# Looking for my first GS



## damadhatter (Mar 25, 2010)

So as a kid we had 2 different German Shepard's, I grew up loving these dogs! They were so loyal! Now I am 28, living on my own down by the beach and I need a pal! I am here for some great information. I know these dogs are a commitment so I really want to make sure I am making the rights choices across the board.


----------



## allieg (Nov 4, 2008)

Good luck on your search.Do lots of research on what line you want and where you want to get it from.Don't make a rush desicion because you see an ad for a cute puppy,there all cute..


----------



## DJEtzel (Feb 11, 2010)

Definitely either adopt from a rescue or buy from a REPUTABLE breeder. So many times people say they're breeders so people don't know any better and buy from them, but they're really BACKYARD breeders that don't do any health testing and you can end up with a dog with a LOT of problems. 

Do a lot of research on proper nutrition for them, training, and exercise. 

And don't forget about the socialization!

What's your schedule like? Maybe we can recommend a good age for a dog for you if you aren't home enough for a puppy, etc.


----------



## damadhatter (Mar 25, 2010)

O yea I definitly will be doing my research, I am thinking of getting one in 2months or so. My schedule kind of varies, I am usually close to home so I can always swing by during the day and let him/her out for 20-30mins. I can make my schedule as to what time I leave in the morning. I am usually out and about for 7hrs a day at work. I play a lil hockey on the weekends, but I can bring him/her with me (I know the rink owners) I like to bodyboard as well, so I may be in the water for a couple of hrs at a time on the weekends. I have a roommate as well who loves animals as much as I do, so he wouldnt mind giving the dog some attention as well


----------



## boeselager (Feb 26, 2008)

Welcome to the board, and definitely cross your T's and dot your I's, and ask as many questions as you can when looking for your forever friend.


----------



## DorianGrayFFM (Apr 24, 2009)

As you know, you won't find a better friend. Welcome to the board!


----------



## deor (Mar 18, 2010)

*Questions to ask yourself?*

It's hard to pick the right dog, I went through this last year and you might ask and answer some of the following questions? It will determine a lot and help others find you the right dog.

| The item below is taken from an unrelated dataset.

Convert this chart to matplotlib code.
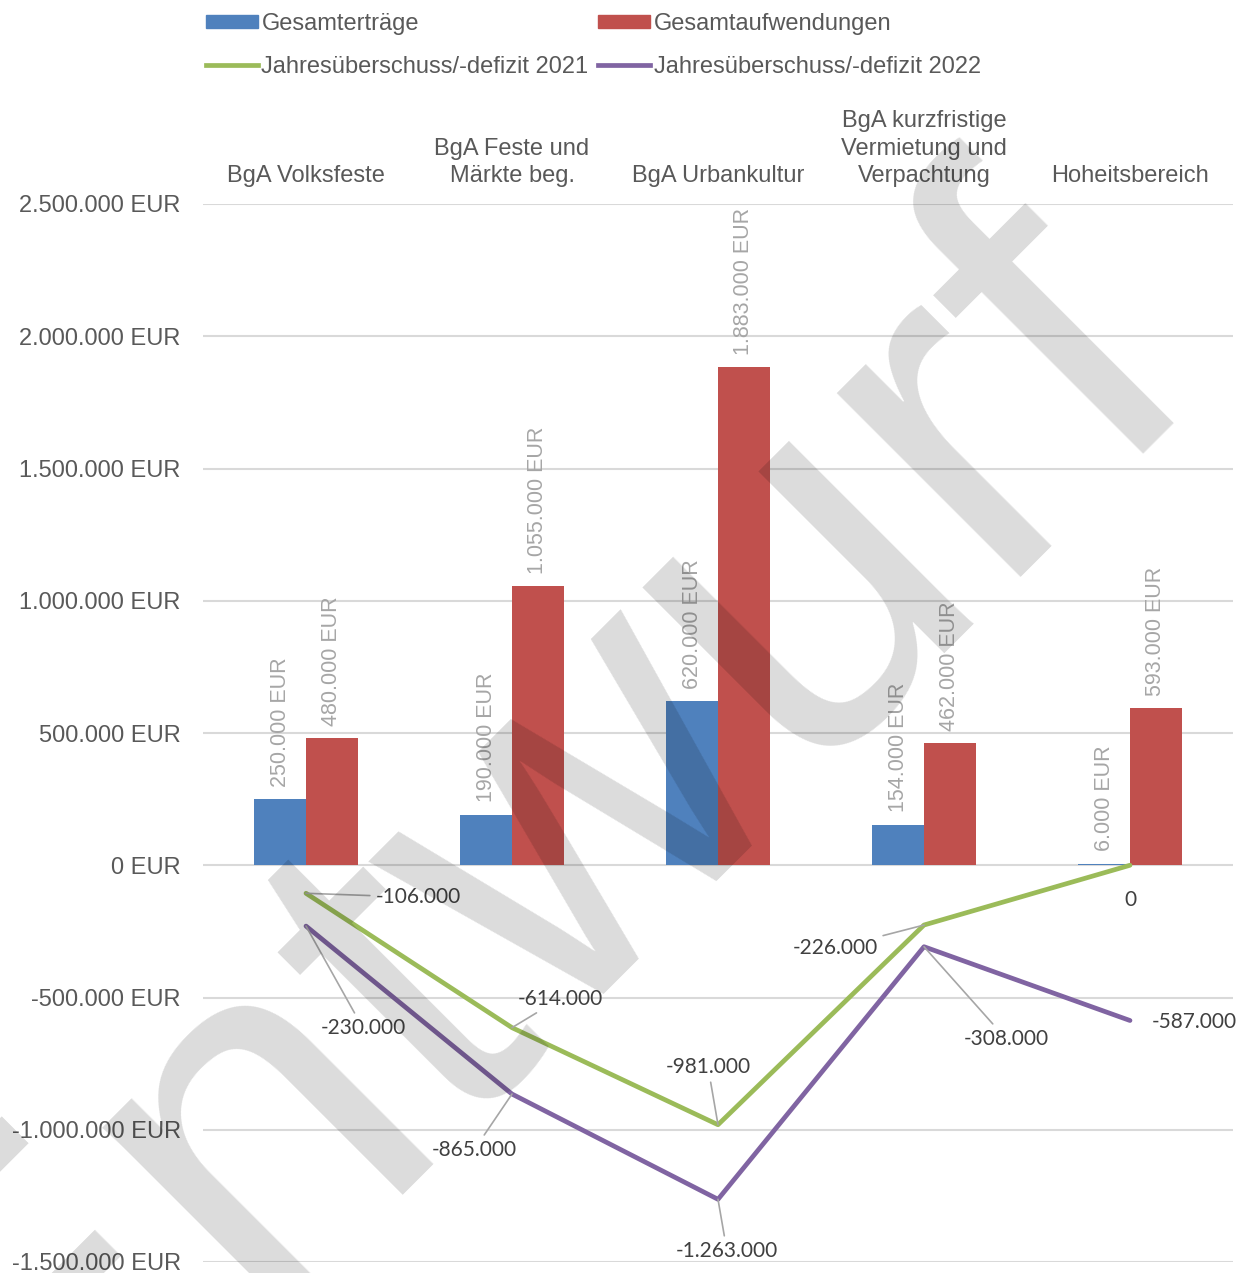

1.How active will you be with the dog?
2. What type of training? Do you plan on showing? Do working titles? Obedience? Puppy classes?
3. What's your budget?
4. Will the dog be alone a lot?
5. Do you have kids, other pets?
6.What kind of character are you looking for, Alpha,mellow, high energy, etc and do you know how to look at a litter and pick the type you want?
7. Do you have a fenced in back yard?
8. What do you want your dog to look like. GS come in all kind of shapes and colors? From black to white, straight back, roach back to extreme angulation in the hips as in the American show lines.
9. What type of dog is your potential kennel breeding for. American Show, working dogs, high drive dogs, czech, west german show?
10. How much time will you spend with the dog, walk around the block each night and then hope he goes and lays down next to you while you watch TV
11.Where are you located and how far will you travel to buy a dog?
12.Would you consider a shelter or one from German Shepherd rescue
13.Do you want to breed your dog or have any problems with neutering?
14. Have you owned a dog before?
15. Do you understand the character of a GS, they can be very dominant, aloof,protective, highly intelligent and mental as well is physical exercise a must, in addition to lots of early socialization work.
16. Are you looking for a guard dog or a more casual pet?
17. Does your potential breeder OFA certify the parents hips and do they have any kind of titles? Does he guarantee what he sells?

Anyway starting to ramble, but answering these questions will help a lot of people on this board give you advice.


----------



## Vinnie (Sep 4, 2001)

:welcome: To the board. I'm sure you'll find a lot of helpful advice on here.

I know I moved this to choosing a puppy but I'd also encourage you to check out some of the wonderful GSDs in rescue. Some amazing dogs/puppies can be found there too.

There's things to look out for while searching for a GSD (rescues or breeders) so as the others have recommended - do your research!

Good luck and definately ask questions as you go and keep us posted on your progress. 

Enjoy!


----------